RECORDED INFORMATION.
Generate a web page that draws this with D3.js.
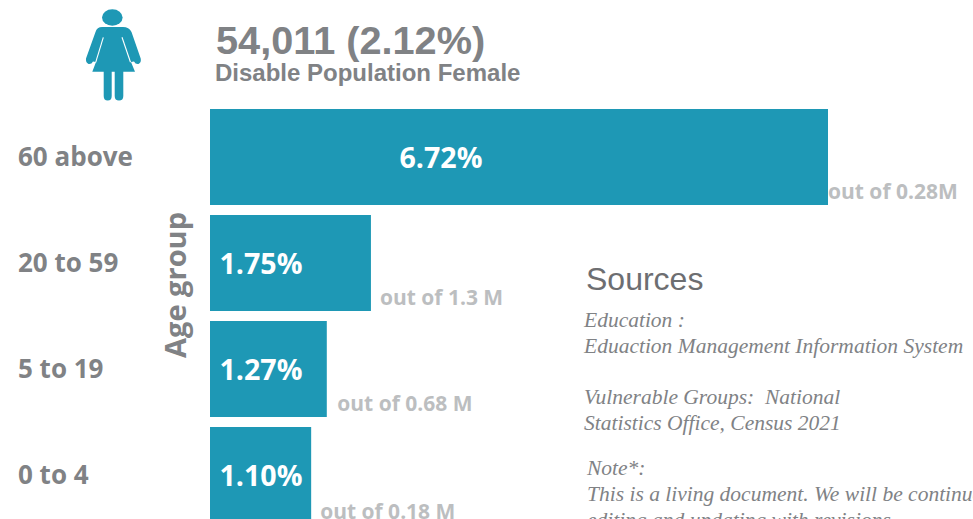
<!DOCTYPE html>
<html>
<head>
<meta charset="utf-8">
<script src="https://cdn.jsdelivr.net/npm/d3@7"></script>
<style>
  html, body { margin: 0; padding: 0; background: #fff; overflow: hidden; }
  svg { display: block; }
  text { white-space: pre; }
</style>
</head>
<body>
<svg id="chart" width="973" height="519"></svg>
<script>
const ageGroups = ['60 above', '20 to 59', '5 to 19', '0 to 4'];
const disabledPct = [6.72, 1.75, 1.27, 1.10];
const outOfLabels = ['out of 0.28M', 'out of 1.3 M', 'out of 0.68 M', 'out of 0.18 M'];
const sourceLines = [
  'Education :',
  'Eduaction Management Information System',
  'Vulnerable Groups:  National',
  'Statistics Office, Census 2021'
];
const noteLines = [
  'Note*:',
  'This is a living document. We will be continuously',
  'editing and updating with revisions.'
];

const TEAL = '#1e98b5';
const GREY = '#808285';
const LIGHT = '#bcbec0';
const UI_FONT = '"Open Sans", "Noto Sans", sans-serif';
const HEAD_FONT = '"Liberation Sans", Arial, sans-serif';
const NOTE_FONT = '"Liberation Serif", serif';

const svg = d3.select('#chart');

const x = d3.scaleLinear([0, 6.72], [210, 828]);
const y = d3.scaleBand(ageGroups, [109, 523]).paddingInner(10 / 106);

// female icon
const icon = svg.append('g').attr('fill', TEAL);
icon.append('ellipse')
  .attr('cx', 112.3).attr('cy', 17.5).attr('rx', 10.3).attr('ry', 8.2);
icon.append('path')
  .attr('d', 'M102 27 H123 Q129 27 131.5 32 L140.7 58.5 Q141.5 62.5 138.5 64 Q135.5 64.5 134 61.5 L131 62 L135 71.7 H123.3 V96 Q123.3 100.5 119 100.5 Q114.7 100.5 114.7 96 V71.7 H111.7 V96 Q111.7 100.5 107.7 100.5 Q103.7 100.5 103.7 96 V71.7 H92.3 L96 62 L93 61.5 Q91.5 64.5 88.5 64 Q85.5 62.5 86 58.5 L95.5 32 Q97 27 102 27 Z');
icon.selectAll('line')
  .data([[103.3, 37.3, 95.7, 62.3], [122, 37.3, 130.5, 62.3]])
  .join('line')
    .attr('x1', d => d[0]).attr('y1', d => d[1])
    .attr('x2', d => d[2]).attr('y2', d => d[3])
    .attr('stroke', '#fff').attr('stroke-width', 1.1);

// title
svg.append('text')
  .attr('x', 216).attr('y', 54)
  .attr('font-family', HEAD_FONT).attr('font-weight', 700).attr('font-size', 39.7)
  .attr('fill', GREY)
  .text('54,011 (2.12%)');
svg.append('text')
  .attr('x', 215).attr('y', 81)
  .attr('font-family', HEAD_FONT).attr('font-weight', 700).attr('font-size', 24)
  .attr('fill', GREY)
  .text('Disable Population Female');

// category labels
const yAxis = svg.append('g')
  .attr('transform', 'translate(18,1)')
  .call(d3.axisLeft(y).tickSize(0).tickPadding(0));
yAxis.select('.domain').remove();
yAxis.selectAll('text')
  .attr('text-anchor', 'start')
  .attr('x', 0)
  .attr('dy', '0.32em')
  .attr('font-family', UI_FONT).attr('font-weight', 700).attr('font-size', 26)
  .attr('fill', GREY);

svg.append('text')
  .attr('transform', 'translate(186,285) rotate(-90)')
  .attr('text-anchor', 'middle')
  .attr('font-family', UI_FONT).attr('font-weight', 700).attr('font-size', 29)
  .attr('fill', GREY)
  .text('Age group');

// bars
svg.append('g').selectAll('rect')
  .data(disabledPct)
  .join('rect')
    .attr('x', x(0))
    .attr('y', (d, i) => y(ageGroups[i]))
    .attr('width', d => x(d) - x(0))
    .attr('height', y.bandwidth())
    .attr('fill', TEAL);

// value labels, first bar has it centred further in
svg.append('g').selectAll('text')
  .data(disabledPct)
  .join('text')
    .attr('x', (d, i) => i === 0 ? 441 : 219.5)
    .attr('y', (d, i) => y(ageGroups[i]) + y.bandwidth() / 2 + 1)
    .attr('dy', '0.36em')
    .attr('text-anchor', (d, i) => i === 0 ? 'middle' : 'start')
    .attr('font-family', UI_FONT).attr('font-weight', 700).attr('font-size', 28.6)
    .attr('fill', '#fff')
    .text(d => d.toFixed(2) + '%');

// out of labels sit beside the bar bottom
svg.append('g').selectAll('text')
  .data(outOfLabels)
  .join('text')
    .attr('x', (d, i) => x(disabledPct[i]) + (i === 0 ? 0 : i === 2 ? 10.5 : 9))
    .attr('y', (d, i) => y(ageGroups[i]) + y.bandwidth() - (i === 3 ? 4 : 6.5))
    .attr('font-family', UI_FONT).attr('font-weight', 700).attr('font-size', 21)
    .attr('fill', LIGHT)
    .text(d => d);

// sources block
svg.append('text')
  .attr('x', 586).attr('y', 290)
  .attr('font-family', HEAD_FONT).attr('font-size', 32)
  .attr('fill', '#6d6e71')
  .text('Sources');

const sourceY = [327, 353, 404, 430];
svg.append('g').selectAll('text')
  .data(sourceLines)
  .join('text')
    .attr('x', 584)
    .attr('y', (d, i) => sourceY[i])
    .attr('font-family', NOTE_FONT).attr('font-style', 'italic').attr('font-size', 21.5)
    .attr('fill', GREY)
    .text(d => d);

const noteY = [475, 501, 527];
svg.append('g').selectAll('text')
  .data(noteLines)
  .join('text')
    .attr('x', 587)
    .attr('y', (d, i) => noteY[i])
    .attr('font-family', NOTE_FONT).attr('font-style', 'italic').attr('font-size', 21.5)
    .attr('fill', GREY)
    .text(d => d);
</script>
</body>
</html>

TASK PROMPT. Each line above that includes "with" counts once; state the total and nothing more.

TASK SOLUTION. 2